This disclosure relates generally to guidewires, and more particularly, to a system and method of integrating electromagnetic microsensors into interventional endovascular devices (guidewires) for tracking the guidewires within vessels of the body with a surgical navigation system.
Guidewires are used in the body, particularly the vascular system in endovascular applications. Guidewires are used to aid in the insertion of catheters into the body and to evaluate the vessel along which the catheter will travel. In general, a guidewire is inserted into a body system such as the vascular system at the point of entry, which is usually a small percutaneous incision in the arm, leg or groin, and advanced through the lumen in one or more blood vessels to the target site. A generally hollow cylindrical catheter is slipped over the guidewire and directed to the target site by following the guidewire. The catheter doesn't have the stiffness or rigidity of the guidewire. The guidewire and catheter must be precisely and efficiently positioned at a predetermined location within the blood vessel in order to most effectively treat the underlying medical condition.
Surgical navigation systems track the precise location of surgical instruments in relation to multidimensional images of a patient's anatomy. Additionally, surgical navigation systems use visualization instruments to provide the surgeon with co-registered views of these surgical instruments with the patient's anatomy. Surgical navigation systems may be based on any known tracking technology such as, for example, electromagnetic tracking technology. The surgical navigation system determines the position and/or orientation of a microsensor within a surgical instrument (e.g., a guidewire or a catheter) and conveys this location to a user. The position and orientation information can be conveyed by virtually superimposing a graphic representation of a portion of the surgical instrument onto a patient image. The surgical instrument can be viewed in real-time or near real-time as it passes through the patient. Accordingly, the user receives visual feedback to help navigate or guide the surgical instrument to the target site.
There are clinical benefits to electromagnetically tracking a portion or entire length of a guidewire that is used in endovascular interventional applications.

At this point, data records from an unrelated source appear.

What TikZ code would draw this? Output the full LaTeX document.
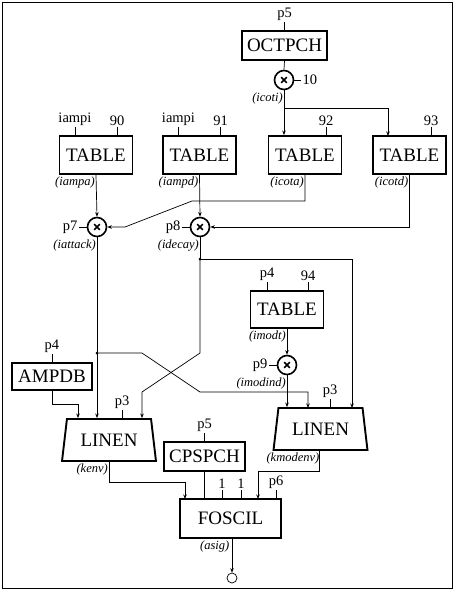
\documentclass[tikz,border=0pt]{standalone}
\usepackage{fontspec}
\setmainfont{Liberation Serif}
\usetikzlibrary{shapes.geometric,arrows.meta,calc}
\newcommand\pTick[4]{\draw[conn] ([xshift=#2pt]#1.north) -- ++(0,-8) node[lbl,anchor=south] (#3) {#4};}
\begin{document}
\begin{tikzpicture}[x=1pt,y=-1pt,
 box/.style={draw,line width=1.9pt,inner sep=0pt,font=\fontsize{19}{19}\selectfont},
 trap/.style={draw,line width=1.9pt,trapezium,trapezium stretches=true,trapezium left angle=75,trapezium right angle=75,minimum width=94pt,minimum height=42pt,inner sep=0pt,font=\fontsize{19}{19}\selectfont},
 mult/.style={draw,circle,line width=1.6pt,minimum size=19pt,inner sep=0pt,
   path picture={\draw[line width=1.7pt] ([shift={(-2.8pt,-2.8pt)}]path picture bounding box.center) -- ([shift={(2.8pt,2.8pt)}]path picture bounding box.center);
                 \draw[line width=1.7pt] ([shift={(-2.8pt,2.8pt)}]path picture bounding box.center) -- ([shift={(2.8pt,-2.8pt)}]path picture bounding box.center);}},
 lbl/.style={font=\fontsize{14.5}{14.5}\selectfont,inner sep=1pt},
 vlbl/.style={font=\itshape\fontsize{12.5}{12.5}\selectfont,inner sep=1pt},
 conn/.style={line width=0.7pt},
 arr/.style={conn,-{Stealth[length=4.5pt,width=3.5pt]}},
 dot/.style={circle,fill,inner sep=0pt,minimum size=3pt},
]
\useasboundingbox (0,0) rectangle (455,590);
\draw[line width=0.9pt] (2,2) rectangle (452,588);

% boxes
\node[box,minimum width=85pt,minimum height=29pt] (oct) at (284.5,45.5) {OCTPCH};
\node[mult] (m1) at (284,80) {};
\node[box,minimum width=73pt,minimum height=38pt] (T1) at (96,155) {TABLE};
\node[box,minimum width=73pt,minimum height=38pt] (T2) at (199.5,155) {TABLE};
\node[box,minimum width=73pt,minimum height=38pt] (T3) at (305,155) {TABLE};
\node[box,minimum width=73pt,minimum height=38pt] (T4) at (409.5,155) {TABLE};
\node[mult] (m7) at (97,227) {};
\node[mult] (m8) at (200,227) {};
\node[box,minimum width=73pt,minimum height=37pt] (T5) at (287,309.5) {TABLE};
\node[mult] (m9) at (287,365) {};
\node[box,minimum width=80pt,minimum height=27pt] (amp) at (52,376.5) {AMPDB};
\node[trap] (L1) at (109,440) {LINEN};
\node[trap] (L2) at (320.5,429) {LINEN};
\node[box,minimum width=81pt,minimum height=29pt] (cps) at (204.5,456.5) {CPSPCH};
\node[box,minimum width=101pt,minimum height=39pt] (fos) at (230.5,518.5) {FOSCIL};
\node[draw,circle,conn,minimum size=10pt,inner sep=0pt] (out) at (232,578) {};

% parameter ticks
\pTick{oct}{0}{l5}{p5}
\pTick{T1}{-21}{la1}{iampi}
\pTick{T1}{21}{la2}{90}
\pTick{T2}{-21}{lb1}{iampi}
\pTick{T2}{21}{lb2}{91}
\pTick{T3}{21}{lc2}{92}
\pTick{T4}{21.5}{ld2}{93}
\pTick{T5}{-20}{le1}{p4}
\pTick{T5}{21}{le2}{94}
\pTick{amp}{0}{lf}{p4}
\pTick{L1}{13}{lg}{p3}
\pTick{L2}{9.5}{lh}{p3}
\pTick{cps}{0}{li}{p5}
\pTick{fos}{-8.5}{lj1}{1}
\pTick{fos}{10.5}{lj2}{1}
\pTick{fos}{45.5}{lj3}{p6}
\draw[conn] (m1.east) -- ++(7,0) node[lbl,anchor=west] (n10) {10};
\draw[conn] (m7.west) -- ++(-8,0) node[lbl,anchor=east] (n7) {p7};
\draw[conn] (m8.west) -- ++(-8,0) node[lbl,anchor=east] (n8) {p8};
\draw[conn] (m9.west) -- ++(-8,0) node[lbl,anchor=east] (n9) {p9};

% variable labels
\node[vlbl,anchor=north east] (v0) at ([yshift=-1pt]m1.south) {(icoti)};
\node[vlbl,anchor=north east] (v1) at ([yshift=-1pt]T1.south) {(iampa)};
\node[vlbl,anchor=north east] (v2) at ([yshift=-1pt]T2.south) {(iampd)};
\node[vlbl,anchor=north east] (v3) at ([yshift=-1pt]T3.south) {(icota)};
\node[vlbl,anchor=north east] (v4) at ([yshift=-1pt]T4.south) {(icotd)};
\node[vlbl,anchor=north east] (v7) at ([yshift=-1pt]m7.south) {(iattack)};
\node[vlbl,anchor=north east] (v8) at ([yshift=-1pt]m8.south) {(idecay)};
\node[vlbl,anchor=north east] (v5) at ([yshift=-1pt]T5.south) {(imodt)};
\node[vlbl,anchor=north east] (v9) at ([yshift=-1pt]m9.south) {(imodind)};
\node[vlbl,anchor=north east] (vk1) at ([yshift=-1pt]L1.south) {(kenv)};
\node[vlbl,anchor=north east] (vk2) at ([yshift=-1pt]L2.south) {(kmodenv)};
\node[vlbl,anchor=north east] (va) at ([yshift=-1pt]fos.south) {(asig)};

% coordinates
\coordinate (b1) at (284,108);
\coordinate (t4in) at (388,136);
\coordinate (c3a) at (192,201);
\coordinate (c3b) at (125,227);
\node[dot] (d7) at (97,353) {};
\node[dot] (d8) at (200,259) {};
\coordinate (x1) at (142,353);
\coordinate (x2) at (200,392);
\coordinate (y1) at (200,353);
\coordinate (y2) at (142,392);
\coordinate (l2b) at (308,408);
\coordinate (l2c) at (352,408);
\coordinate (a2) at (78,404);
\coordinate (k1) at (109,482);
\coordinate (k2) at (319,471);
\coordinate (f1) at (185,499);
\coordinate (f2) at (258,499);

% connectors
\draw[conn] (oct.south) -- (m1.north);
\draw[arr] (m1.south) -- (T3.north -| m1);
\draw[arr] (b1) -| (t4in);
\draw[arr] (T1.south) -- (m7.north);
\draw[arr] (T2.south) -- (m8.north);
\draw[arr] (T3.south) |- (c3a) -- (c3b) -- (m7.east);
\draw[arr] (T4.south) |- (m8.east);
\draw[arr] (m7.south) -- (L1.north -| m7);
\draw[arr] (d7.center) -- (x1) -- (x2) -| (l2b);
\draw[conn] (m8.south) -- (d8.center);
\draw[arr] (d8.center) -| (l2c);
\draw[arr] (d8.center) -- (y1) -- (y2) -- (y2 |- L1.north);
\draw[arr] (amp.south) |- (a2) -- (a2 |- L1.north);
\draw[arr] (T5.south) -- (m9.north);
\draw[arr] (m9.south) -- (m9 |- L2.north);
\draw[arr] (L1.south) |- (k1) -| (f1);
\draw[arr] (L2.south -| k2) |- (k2) -| (f2);
\draw[conn] (cps.south) -- (cps.south |- fos.north);
\draw[arr] (fos.south -| out) -- (out.north);
\end{tikzpicture}
\end{document}
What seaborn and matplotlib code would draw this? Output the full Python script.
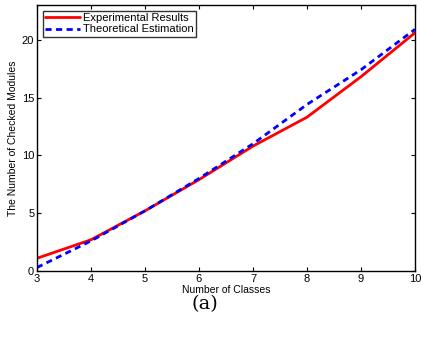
import matplotlib
matplotlib.use("Agg")
import matplotlib.pyplot as plt
import seaborn as sns
import pandas as pd

classes = [3, 4, 5, 6, 7, 8, 9, 10]
experimental = [1.1, 2.7, 5.2, 7.9, 10.8, 13.3, 16.8, 20.6]
theoretical = [0.3, 2.6, 5.2, 8.0, 11.0, 14.4, 17.4, 20.9]
xticks = [3, 4, 5, 6, 7, 8, 9, 10]
yticks = [0, 5, 10, 15, 20]

sns.set_theme(style="ticks")
plt.rcParams['font.family'] = ['Liberation Sans', 'DejaVu Sans']
plt.rcParams['text.color'] = 'black'
plt.rcParams['axes.labelcolor'] = 'black'
plt.rcParams['xtick.color'] = 'black'
plt.rcParams['ytick.color'] = 'black'

df = pd.DataFrame({"classes": classes, "exp": experimental, "theo": theoretical})

fig = plt.figure(figsize=(4.21, 3.37), dpi=100)
ax = fig.add_axes([37/421, 1 - 271/337, 378/421, 266/337])

sns.lineplot(data=df, x="classes", y="exp", ax=ax, color="#ff0000", lw=2,
             label="Experimental Results")
sns.lineplot(data=df, x="classes", y="theo", ax=ax, color="#0000ff", lw=2,
             linestyle=(0, (2.2, 1.6)), label="Theoretical Estimation")

ax.set_xlim(3, 10)
ax.set_ylim(0, 23)
ax.set_xticks(xticks)
ax.set_yticks(yticks)
ax.tick_params(direction="in", top=True, right=True, labelsize=8, length=3, width=0.8, pad=2)
for s in ax.spines.values():
    s.set_linewidth(1.0)
    s.set_color("black")
ax.set_xlabel("Number of Classes", fontsize=7.5, labelpad=1)
ax.set_ylabel("The Number of Checked Modules", fontsize=7.5, labelpad=3)

leg = ax.legend(loc="upper left", fontsize=8, frameon=True, fancybox=False,
                borderpad=0.2, labelspacing=0.15, handlelength=3.2, handletextpad=0.2,
                borderaxespad=0.5)
leg.get_frame().set_edgecolor("black")
leg.get_frame().set_linewidth(1.0)

fig.text(205/421, 1 - 304/337, "(a)", ha="center", va="center", fontsize=14,
         family=["DejaVu Serif"])

fig.savefig("out.png", dpi=100)
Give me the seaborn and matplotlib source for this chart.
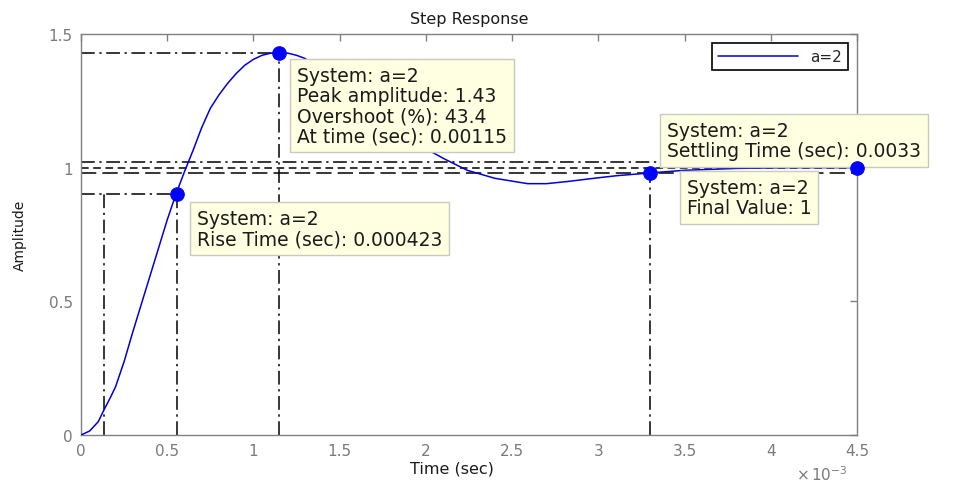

One benefit is that a user can more efficiently navigate a guidewire to the target site with the aid of a three-dimensional (3D) surgical navigation tracking system. Another benefit is that the tracking system will provide real-time location data of the guidewire to the user, requiring a lower radiation dose from the imaging apparatus.
It is very difficult to incorporate electromagnetically trackable sensors of high signal strength into devices of the sizes provided by typical guidewires having a diameter of less than a 1 mm. These electromagnetically trackable sensors may require a shielded type of electrical connection (e.g., coax or twisted pair) with the surgical navigation tracking system to reduce the introduction of noise into the electromagnetic signal. The sensors must efficiently occupy the volume available to maximize signal strength without affecting the clinical and mechanical performance of the guidewire. The guidewire must be robust for the clinical applications contemplated and the electromagnetically trackable sensors must have minimal impact on the mechanical performance of the guidewire, especially with regards to pushability and steerability.
Therefore, it is desirable to provide a guidewire with rugged integration of a plurality of electromagnetically trackable microsensors into a guidewire with minimal impact on the performance of the guidewire during clinical applications.